News on the succession:

"H.R. 1943, S. 920

"These bills were introduced in the 109th Congress. Their provisions include adding the following positions to the end of the current line-of-succession:

"Secretary of Homeland Security,
"Ambassador to the United Nations,
"Ambassador to Great Britain,
"Ambassador to Russia,
"Ambassador to China, and
"Ambassador to France.

"Note that Ambassadorial posts, like Cabinet posts, require confirmation by the Senate.

"Great Britain, Russia, China, and France were the first countries to acquire nuclear weapons after the United States. So would Israel would be next on the list?"

And Pakistan... and Iran.... ???

Source of quoted material:

Anonymous said...

You left out India.
And then there are the countries smart enough to not tell anyone they have nukes... like maybe Ukraine and Belarus.

But Bill C. would make a good special ambassador... or maybe U.N.... if we can't put him on the cabinet for Constitutional reasons.

Of course, I'm just speculating... it's not like future Democratic Presidents actually listen to me.

Anonymous said...

Does it make anyone uncomfortable that so many people/positions are being added to the line of succession? Is it just good sense to have extra options in an era of weapons of MASS destruction?
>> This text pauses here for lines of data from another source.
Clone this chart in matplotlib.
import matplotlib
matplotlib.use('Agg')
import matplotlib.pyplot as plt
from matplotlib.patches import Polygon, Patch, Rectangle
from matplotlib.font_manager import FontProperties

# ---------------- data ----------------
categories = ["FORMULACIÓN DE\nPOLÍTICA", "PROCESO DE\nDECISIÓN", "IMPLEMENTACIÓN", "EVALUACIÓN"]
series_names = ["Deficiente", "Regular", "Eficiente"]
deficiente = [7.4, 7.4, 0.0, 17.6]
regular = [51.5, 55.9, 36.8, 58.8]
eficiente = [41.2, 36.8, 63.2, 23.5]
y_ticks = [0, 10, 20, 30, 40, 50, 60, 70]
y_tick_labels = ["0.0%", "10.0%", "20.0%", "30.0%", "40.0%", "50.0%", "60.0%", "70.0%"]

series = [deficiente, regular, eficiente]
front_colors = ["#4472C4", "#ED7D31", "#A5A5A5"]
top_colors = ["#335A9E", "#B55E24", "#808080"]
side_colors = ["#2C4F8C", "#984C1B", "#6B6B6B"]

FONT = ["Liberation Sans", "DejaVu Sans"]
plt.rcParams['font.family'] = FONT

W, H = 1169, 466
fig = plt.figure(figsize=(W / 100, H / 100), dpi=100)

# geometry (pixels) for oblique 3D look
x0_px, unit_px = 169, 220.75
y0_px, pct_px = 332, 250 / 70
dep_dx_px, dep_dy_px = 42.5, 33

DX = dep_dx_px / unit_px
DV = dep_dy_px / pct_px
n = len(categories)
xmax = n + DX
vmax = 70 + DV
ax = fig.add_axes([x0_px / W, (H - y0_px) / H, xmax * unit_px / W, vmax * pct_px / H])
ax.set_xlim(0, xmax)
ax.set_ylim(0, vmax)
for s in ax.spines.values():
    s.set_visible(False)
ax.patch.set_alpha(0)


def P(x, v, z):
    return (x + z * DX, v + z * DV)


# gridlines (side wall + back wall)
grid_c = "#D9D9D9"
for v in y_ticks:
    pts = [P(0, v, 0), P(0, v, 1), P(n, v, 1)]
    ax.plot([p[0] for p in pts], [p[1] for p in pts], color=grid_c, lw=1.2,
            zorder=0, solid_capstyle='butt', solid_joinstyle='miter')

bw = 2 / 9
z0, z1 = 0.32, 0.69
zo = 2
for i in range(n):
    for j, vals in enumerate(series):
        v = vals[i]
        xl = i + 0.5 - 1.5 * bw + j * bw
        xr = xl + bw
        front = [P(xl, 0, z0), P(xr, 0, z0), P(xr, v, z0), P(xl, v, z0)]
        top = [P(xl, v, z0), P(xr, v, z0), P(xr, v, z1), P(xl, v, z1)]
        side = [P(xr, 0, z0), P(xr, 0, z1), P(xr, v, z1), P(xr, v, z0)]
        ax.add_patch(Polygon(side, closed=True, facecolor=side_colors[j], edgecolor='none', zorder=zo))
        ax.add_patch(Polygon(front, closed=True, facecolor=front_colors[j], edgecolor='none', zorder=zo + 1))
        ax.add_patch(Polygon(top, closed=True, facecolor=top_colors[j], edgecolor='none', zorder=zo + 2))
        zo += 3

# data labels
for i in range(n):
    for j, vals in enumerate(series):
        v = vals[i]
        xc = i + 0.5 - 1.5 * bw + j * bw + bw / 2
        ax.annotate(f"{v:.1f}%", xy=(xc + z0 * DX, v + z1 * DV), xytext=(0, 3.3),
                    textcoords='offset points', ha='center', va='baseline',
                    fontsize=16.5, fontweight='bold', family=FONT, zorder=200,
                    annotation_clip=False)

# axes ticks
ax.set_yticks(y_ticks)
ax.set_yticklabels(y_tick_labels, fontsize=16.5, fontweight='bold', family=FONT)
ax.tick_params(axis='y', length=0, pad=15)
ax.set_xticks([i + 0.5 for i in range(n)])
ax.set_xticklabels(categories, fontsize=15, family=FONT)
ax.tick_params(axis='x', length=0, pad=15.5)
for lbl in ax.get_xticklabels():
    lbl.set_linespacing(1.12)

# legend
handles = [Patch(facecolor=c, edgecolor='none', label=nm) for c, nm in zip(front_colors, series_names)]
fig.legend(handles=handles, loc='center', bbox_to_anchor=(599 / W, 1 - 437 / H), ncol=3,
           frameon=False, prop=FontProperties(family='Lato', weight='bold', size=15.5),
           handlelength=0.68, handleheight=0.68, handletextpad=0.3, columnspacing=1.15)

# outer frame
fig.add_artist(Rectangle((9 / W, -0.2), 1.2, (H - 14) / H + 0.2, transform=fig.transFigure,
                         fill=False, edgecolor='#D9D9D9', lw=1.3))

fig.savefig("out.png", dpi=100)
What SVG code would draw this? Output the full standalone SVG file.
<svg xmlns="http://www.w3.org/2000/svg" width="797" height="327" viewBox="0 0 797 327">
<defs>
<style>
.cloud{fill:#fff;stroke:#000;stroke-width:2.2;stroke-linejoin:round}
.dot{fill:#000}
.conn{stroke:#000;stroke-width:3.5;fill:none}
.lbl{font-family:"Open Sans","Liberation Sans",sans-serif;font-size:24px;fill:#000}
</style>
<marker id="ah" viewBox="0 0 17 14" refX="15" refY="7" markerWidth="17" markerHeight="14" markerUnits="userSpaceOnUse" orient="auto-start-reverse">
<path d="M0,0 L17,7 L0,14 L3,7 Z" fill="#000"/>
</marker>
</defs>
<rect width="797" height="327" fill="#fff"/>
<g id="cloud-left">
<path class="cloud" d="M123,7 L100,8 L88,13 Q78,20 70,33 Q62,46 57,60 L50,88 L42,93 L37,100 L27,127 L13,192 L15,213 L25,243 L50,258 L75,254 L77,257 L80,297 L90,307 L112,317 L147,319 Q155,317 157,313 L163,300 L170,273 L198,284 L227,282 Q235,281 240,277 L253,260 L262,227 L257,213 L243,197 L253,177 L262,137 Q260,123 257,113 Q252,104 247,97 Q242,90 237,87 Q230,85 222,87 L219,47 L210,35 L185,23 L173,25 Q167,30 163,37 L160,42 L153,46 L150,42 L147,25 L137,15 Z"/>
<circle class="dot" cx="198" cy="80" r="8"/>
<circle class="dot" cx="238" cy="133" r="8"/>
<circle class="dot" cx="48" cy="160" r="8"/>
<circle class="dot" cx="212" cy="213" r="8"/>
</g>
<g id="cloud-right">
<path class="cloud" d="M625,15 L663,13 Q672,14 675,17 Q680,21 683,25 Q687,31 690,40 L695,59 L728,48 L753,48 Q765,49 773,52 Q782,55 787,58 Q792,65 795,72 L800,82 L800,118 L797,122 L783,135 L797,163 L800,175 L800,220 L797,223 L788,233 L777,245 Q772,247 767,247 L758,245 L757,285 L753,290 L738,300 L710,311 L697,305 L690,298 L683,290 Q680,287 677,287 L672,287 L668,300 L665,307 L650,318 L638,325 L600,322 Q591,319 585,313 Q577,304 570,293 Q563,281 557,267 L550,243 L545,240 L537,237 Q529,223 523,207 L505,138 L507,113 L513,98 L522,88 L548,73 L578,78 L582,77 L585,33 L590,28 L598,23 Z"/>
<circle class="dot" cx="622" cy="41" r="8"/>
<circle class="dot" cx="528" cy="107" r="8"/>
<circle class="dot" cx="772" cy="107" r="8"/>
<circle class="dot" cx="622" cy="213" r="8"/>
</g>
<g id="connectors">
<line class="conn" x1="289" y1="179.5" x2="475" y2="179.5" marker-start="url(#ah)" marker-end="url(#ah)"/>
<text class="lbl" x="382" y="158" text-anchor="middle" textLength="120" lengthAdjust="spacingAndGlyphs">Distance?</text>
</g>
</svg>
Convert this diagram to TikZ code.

Or is something really bad expected?

Order of succession:

1. Vice President of the United States
2. Speaker of the House
3. President Pro Tempore of the Senate
4. Secretary of State
5. Secretary of the Treasury
6. Secretary of Defense
7. Attorney General
8. Secretary of the Interior
9. Secretary of Agriculture
10. Secretary of Commerce
11. Secretary of Labor
12. Secretary of Health & Human Services
13. Secretary of Housing & Urban Development
14. Secretary of Transportation
15. Secretary of Energy
16. Secretary of Education
17. Secretary of Veterans’ Affairs
18. Secretary of Homeland Security

(Some lists put Homeland Security after Attorney General.)

Plus proposed additions noted in a previous comment: Ambassador to Great Britain, Ambassador to Russia, Ambassador to China, and Ambassador to France.

And perhaps ambassadors to the rest of the nuclear club....

Anonymous said...

Okay, Dr. Brin, let me try paraphrasing you, to make sure I understand your argument. Because I don't think I do.

It seems to me your argument is that liberals should shut up and take abuse from the Republicans and their "allies", because workers and minorities allegedly hate "lefty symbolism". We should just smile and vote for Democrats who Aren't Quite As Crazy as the Republicans.

In the short term, you have a point, especially with the current group of klepotmaniac crazies. But your argument seems pretty weak, otherwise. You claim people "hate lefty symbolism." Maybe, but I suspect a lot of that is due to the way it's been attacked by Republicans and opportunist Democrats trying to look "moderate". Imagine the train of thought this helps cause. "If even the Democrats are attacking "lefties" as crazy, well then the Republicans must have a point, so why don't we just vote for them?" And ALL other liberals get tarred with the same brush, crazies and sane alike. It might work as a short term strategy to get elected, but long term, it's suicide. It's helping the Republican's propaganda, it's alienating people who would vote for you. And when the "liberal" Democrats are attacking liberal ideas, they're attacking themselves. And the Republicans are laughing all the way to the bank.

Am I demanding that politicans and pundits cater to my every whim? No. And I'm sure I'm going to vote and volunteer and donate to try and defeat the crazy Republicans, as little good as it may do in my state.

But why should I, if I have to spend as much time justifying myself to my supposed allies, and fending off attacks from those same people. The Republican propaganda machine is good enough on its own, it doesn't need help from the Democrats, though I'm sure they're glad to get it, since it gives them a lot more credibility.

Not every Republican is going to be as incompetent as George W. Bush. (Well, I hope) So what happens when the opponent isn't a monster, just someone you disagree with? How are Democrats supposed to convince the liberals they've been alienating to vote for them then?

Even John "Integrity and Maverick" McCain's sold himself out to the Religious Right for his presidential hopes. And the problem is liberals who're tired of their supposed allies attacking them?